__What you will do__. Report each line of the data that includes the word "this".

__Provided material__.
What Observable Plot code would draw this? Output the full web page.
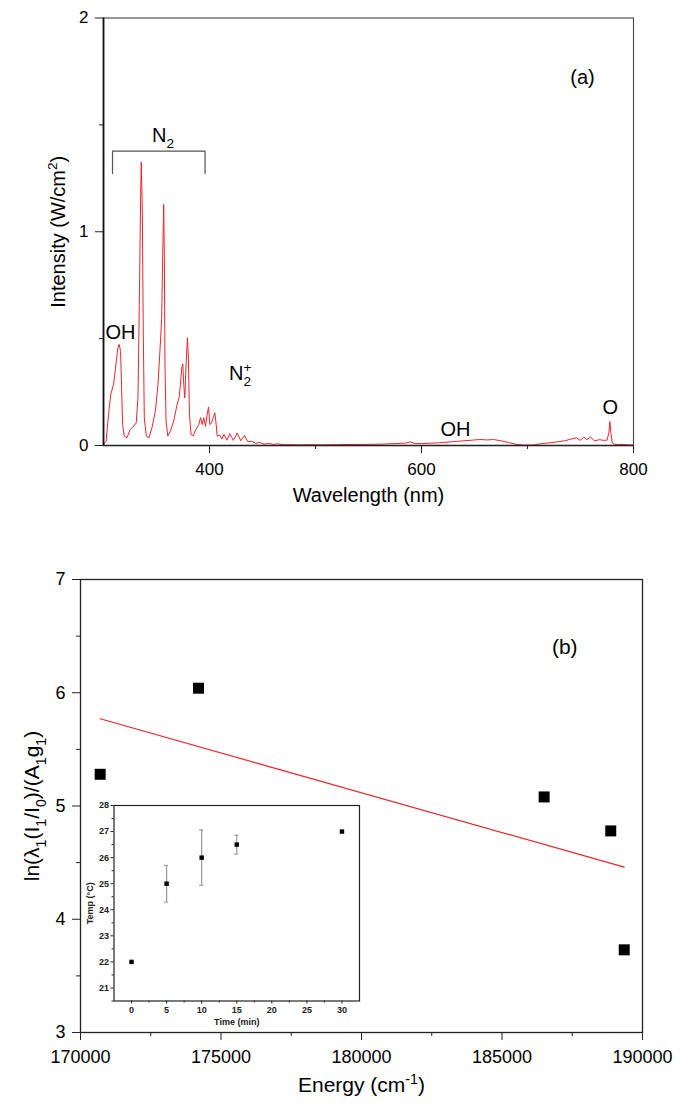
<!DOCTYPE html>
<html><head><meta charset="utf-8">
<script src="https://cdn.jsdelivr.net/npm/d3@7"></script>
<script src="https://cdn.jsdelivr.net/npm/@observablehq/plot@0.6"></script>
<style>
html,body{margin:0;padding:0;background:#fff;}
#wrap{position:relative;width:685px;height:1110px;overflow:hidden;background:#fff;}
#wrap svg{position:absolute;}
</style></head><body><div id="wrap"></div>
<script>
// ---------- Panel (a): emission spectrum ----------
const wavelength = [
  300,302.5,304.7,306.9,309.5,311.7,313.6,314.8,316.1,317,318,
  319.6,322.1,325.2,328.4,330.9,332.5,333.8,335,335.6,336.6,337.5,338.5,
  340.4,342.9,345.7,348.9,351.4,353.6,354.9,355.8,356.8,357.4,358,359,
  360.6,363.1,366.2,369.4,371.3,372.6,373.8,374.8,375.7,376.7,377.9,379.2,380.1,381.1,
  382.6,384.5,387.1,389.9,391.5,393.1,394.6,396.2,397.8,399.1,400.3,401.9,403.5,405,406.3,407.3,
  409.8,411.6,413.6,416.4,419.2,422.5,426.2,429.5,433.1,436,439.8,443.5,447.6,451.5,456,460,464.4,470,
  478,486,495,505,520,540,560,575,585,589.6,593,600,615,630,640,648,655,662,668,675,682,690,697,705,
  712,720,728,735,741,746,750,753,756,759.5,763,768,772,775,776.8,777.7,778.6,780,782,786,790,795,800
];
const intensity = [
  0.005,0.02,0.145,0.24,0.285,0.38,0.457,0.473,0.44,0.285,0.098,
  0.044,0.036,0.075,0.09,0.106,0.223,0.66,1.16,1.326,1.11,0.535,0.13,
  0.044,0.036,0.083,0.16,0.285,0.473,0.598,0.878,1.128,0.878,0.38,0.114,
  0.044,0.067,0.114,0.192,0.223,0.285,0.363,0.382,0.285,0.223,0.379,0.504,0.41,0.145,
  0.051,0.044,0.075,0.098,0.13,0.098,0.13,0.09,0.145,0.18,0.098,0.106,0.13,0.153,0.098,0.044,
  0.048,0.03,0.052,0.025,0.055,0.024,0.059,0.022,0.048,0.018,0.02,0.01,0.014,0.006,0.01,0.005,0.008,0.004,
  0.004,0.003,0.004,0.003,0.004,0.005,0.006,0.009,0.011,0.017,0.01,0.009,0.012,0.018,0.022,0.025,0.028,0.026,0.028,0.022,0.014,0.005,0.002,0.002,
  0.008,0.012,0.017,0.022,0.03,0.036,0.024,0.039,0.028,0.04,0.022,0.027,0.024,0.025,0.06,0.112,0.06,0.012,0.006,0.004,0.005,0.003,0.002
];
const xMajorA = [400, 600, 800];
const xMinorA = [500, 700];
const yMajorA = [0, 1, 2];
const yMinorA = [0.5, 1.5];
const bracketW = [308.5, 308.5, 395.8, 395.8];
const bracketV = [1.273, 1.377, 1.377, 1.273];
const annALabels = ["(a)", "N_2", "OH", "N_2^+", "OH", "O"];
const annAW = [751.9, 356.1, 316, 429, 632, 778];
const annAV = [1.722, 1.45, 0.529, 0.337, 0.075, 0.178];

// ---------- Panel (b): Boltzmann plot ----------
const energy = [170700, 174200, 186500, 188870, 189350];
const lnValue = [5.28, 6.04, 5.08, 4.78, 3.73];
const xMajorB = [170000, 175000, 180000, 185000, 190000];
const xMinorB = [172500, 177500, 182500, 187500];
const yMajorB = [3, 4, 5, 6, 7];
const yMinorB = [3.5, 4.5, 5.5, 6.5];
const annBLabels = ["(b)"];
const annBX = [187234];
const annBY = [6.4];

// ---------- Inset: temperature vs time ----------
const timeMin = [0, 5, 10, 15, 30];
const tempC = [22, 25, 26, 26.5, 27];
const tempErr = [0, 0.7, 1.06, 0.36, 0];
const xMajorC = [0, 5, 10, 15, 20, 25, 30];
const xMinorC = [2.5, 7.5, 12.5, 17.5, 22.5, 27.5];
const yMajorC = [21, 22, 23, 24, 25, 26, 27, 28];
const yMinorC = [20.5, 21.5, 22.5, 23.5, 24.5, 25.5, 26.5, 27.5];

const FONT = "'Liberation Sans', Arial, Helvetica, sans-serif";
const RED = "#e8262d";
const AX = "#222";
const intFmt = d3.format("d");
const mid = {textAnchor: "middle", lineAnchor: "middle"};

const spec = wavelength.map((w, i) => ({w, v: intensity[i]}));
const bracket = bracketW.map((w, i) => ({w, v: bracketV[i]}));
const annA = annALabels.map((label, i) => ({label, w: annAW[i], v: annAV[i]}));
const ptsB = energy.map((e, i) => ({e, v: lnValue[i]}));
const annB = annBLabels.map((label, i) => ({label, x: annBX[i], y: annBY[i]}));
const ptsC = timeMin.map((t, i) => ({t, temp: tempC[i], err: tempErr[i]}));
const errC = ptsC.filter(d => d.err > 0);

const pa = Plot.plot({
  width: 685, height: 510,
  marginLeft: 103, marginRight: 52, marginTop: 17.5, marginBottom: 65,
  x: {domain: [300, 800]}, y: {domain: [0, 2]},
  style: {fontFamily: FONT, fontSize: "17px", color: "#000", background: "transparent", overflow: "visible"},
  marks: [
    Plot.axisX({ticks: xMinorA, tickSize: 4, tickFormat: () => "", label: null, stroke: AX}),
    Plot.axisX({ticks: xMajorA, tickSize: 8, tickPadding: 9, tickFormat: intFmt, label: null, stroke: AX}),
    Plot.axisY({ticks: yMinorA, tickSize: 4, tickFormat: () => "", label: null, stroke: AX}),
    Plot.axisY({ticks: yMajorA, tickSize: 8, tickPadding: 7, tickFormat: intFmt, label: null, stroke: AX}),
    Plot.line(spec, {x: "w", y: "v", stroke: RED, strokeWidth: 1}),
    Plot.line(bracket, {x: "w", y: "v", stroke: "#555", strokeWidth: 1.2}),
    Plot.text(annA, {x: "w", y: "v", text: "label", fontSize: 20, ...mid}),
    Plot.frame({stroke: "#444", strokeWidth: 1.1}),
    Plot.ruleX([300], {stroke: "#111", strokeWidth: 1.8}),
    Plot.ruleY([0], {stroke: "#222", strokeWidth: 1.4}),
    Plot.text(["Wavelength (nm)"], {text: d => d, frameAnchor: "bottom", dy: 50, fontSize: 20, ...mid}),
    Plot.text(["Intensity (W/cm^2)"], {text: d => d, frameAnchor: "left", dx: -45, rotate: -90, fontSize: 20, ...mid})
  ]
});

const pb = Plot.plot({
  width: 685, height: 590,
  marginLeft: 80, marginRight: 43, marginTop: 59, marginBottom: 78,
  x: {domain: [170000, 190000]}, y: {domain: [3, 7]},
  style: {fontFamily: FONT, fontSize: "18px", color: "#000", background: "transparent", overflow: "visible"},
  marks: [
    Plot.axisX({ticks: xMinorB, tickSize: 4, tickFormat: () => "", label: null, stroke: AX}),
    Plot.axisX({ticks: xMajorB, tickSize: 8, tickPadding: 10, tickFormat: intFmt, label: null, stroke: AX}),
    Plot.axisY({ticks: yMinorB, tickSize: 4, tickFormat: () => "", label: null, stroke: AX}),
    Plot.axisY({ticks: yMajorB, tickSize: 8, tickPadding: 7, tickFormat: intFmt, label: null, stroke: AX}),
    Plot.linearRegressionY(ptsB, {x: "e", y: "v", stroke: RED, strokeWidth: 1.2, ci: 0}),
    Plot.dot(ptsB, {x: "e", y: "v", symbol: "square", r: 6.2, fill: "#000", stroke: "none"}),
    Plot.frame({stroke: AX, strokeWidth: 1.3}),
    Plot.text(annB, {x: "x", y: "y", text: "label", fontSize: 21, ...mid}),
    Plot.text(["Energy (cm^{-1})"], {text: d => d, frameAnchor: "bottom", dy: 53, fontSize: 21, ...mid}),
    Plot.text(["ln(λ_1(I_1/I_0)/(A_1g_1)"], {text: d => d, frameAnchor: "left", dx: -48, rotate: -90, fontSize: 21, ...mid})
  ]
});

const pc = Plot.plot({
  width: 300, height: 240,
  marginLeft: 43.5, marginRight: 11, marginTop: 15, marginBottom: 29.5,
  x: {domain: [-2.5, 32.5]}, y: {domain: [20.5, 28]},
  style: {fontFamily: FONT, fontSize: "9px", fontWeight: "bold", color: "#222", background: "transparent", overflow: "visible"},
  marks: [
    Plot.frame({fill: "white", stroke: "none"}),
    Plot.axisX({ticks: xMinorC, tickSize: 2, tickFormat: () => "", label: null}),
    Plot.axisX({ticks: xMajorC, tickSize: 3, tickPadding: 3, tickFormat: intFmt, label: null}),
    Plot.axisY({ticks: yMinorC, tickSize: 2, tickFormat: () => "", label: null}),
    Plot.axisY({ticks: yMajorC, tickSize: 3, tickPadding: 2, tickFormat: intFmt, label: null}),
    Plot.ruleX(errC, {x: "t", y1: d => d.temp - d.err, y2: d => d.temp + d.err, stroke: "#9a9a9a", strokeWidth: 1.2}),
    Plot.ruleY(errC, {y: d => d.temp - d.err, x1: d => d.t - 0.3, x2: d => d.t + 0.3, stroke: "#9a9a9a", strokeWidth: 1.2}),
    Plot.ruleY(errC, {y: d => d.temp + d.err, x1: d => d.t - 0.3, x2: d => d.t + 0.3, stroke: "#9a9a9a", strokeWidth: 1.2}),
    Plot.dot(ptsC, {x: "t", y: "temp", symbol: "square", r: 2.5, fill: "#000", stroke: "none"}),
    Plot.frame({stroke: "#222", strokeWidth: 1.2}),
    Plot.text(["Time (min)"], {text: d => d, frameAnchor: "bottom", dy: 21.5, fontSize: 9, fontWeight: "bold", ...mid}),
    Plot.text(["Temp (°C)"], {text: d => d, frameAnchor: "left", dx: -23.5, rotate: -90, fontSize: 9, fontWeight: "bold", ...mid})
  ]
});

const wrap = document.getElementById("wrap");
function place(svg, left, top) {
  svg.style.left = left + "px";
  svg.style.top = top + "px";
  svg.style.maxWidth = "none";
  wrap.appendChild(svg);
}
place(pa, 0, 0);
place(pb, 0, 520);
place(pc, 70, 790);

// sub/superscript markup: _x, ^x, _{..}, ^{..}
function rich(svg) {
  d3.select(svg).selectAll("text").each(function () {
    const el = this;
    if (el.querySelector("tspan")) return;
    const s = el.textContent;
    if (!/[_^]/.test(s)) return;
    const fs = parseFloat(getComputedStyle(el).fontSize) || 16;
    const tokens = [];
    let i = 0;
    while (i < s.length) {
      const c = s[i];
      if ((c === "_" || c === "^") && i + 1 < s.length) {
        let txt;
        if (s[i + 1] === "{") { const k = s.indexOf("}", i + 1); txt = s.slice(i + 2, k); i = k + 1; }
        else { txt = s[i + 1]; i += 2; }
        tokens.push({type: c, txt});
      } else {
        let j = i;
        while (j < s.length && s[j] !== "_" && s[j] !== "^") j++;
        tokens.push({type: "n", txt: s.slice(i, j)});
        i = j;
      }
    }
    el.textContent = "";
    let cur = 0;
    tokens.forEach((t, idx) => {
      const ts = document.createElementNS("http://www.w3.org/2000/svg", "tspan");
      const target = t.type === "_" ? 0.3 * fs : t.type === "^" ? -0.4 * fs : 0;
      ts.setAttribute("dy", (target - cur).toFixed(2));
      cur = target;
      ts.setAttribute("font-size", t.type === "n" ? fs : (0.68 * fs).toFixed(2));
      if (t.type === "^" && idx > 0 && tokens[idx - 1].type === "_") {
        ts.setAttribute("dx", (-0.56 * 0.68 * fs * tokens[idx - 1].txt.length).toFixed(2));
      }
      ts.textContent = t.txt;
      el.appendChild(ts);
    });
  });
}
[pa, pb, pc].forEach(rich);
</script>
</body></html>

__Task solution__.
What Observable Plot code would draw this? Output the full web page.
    const el = this;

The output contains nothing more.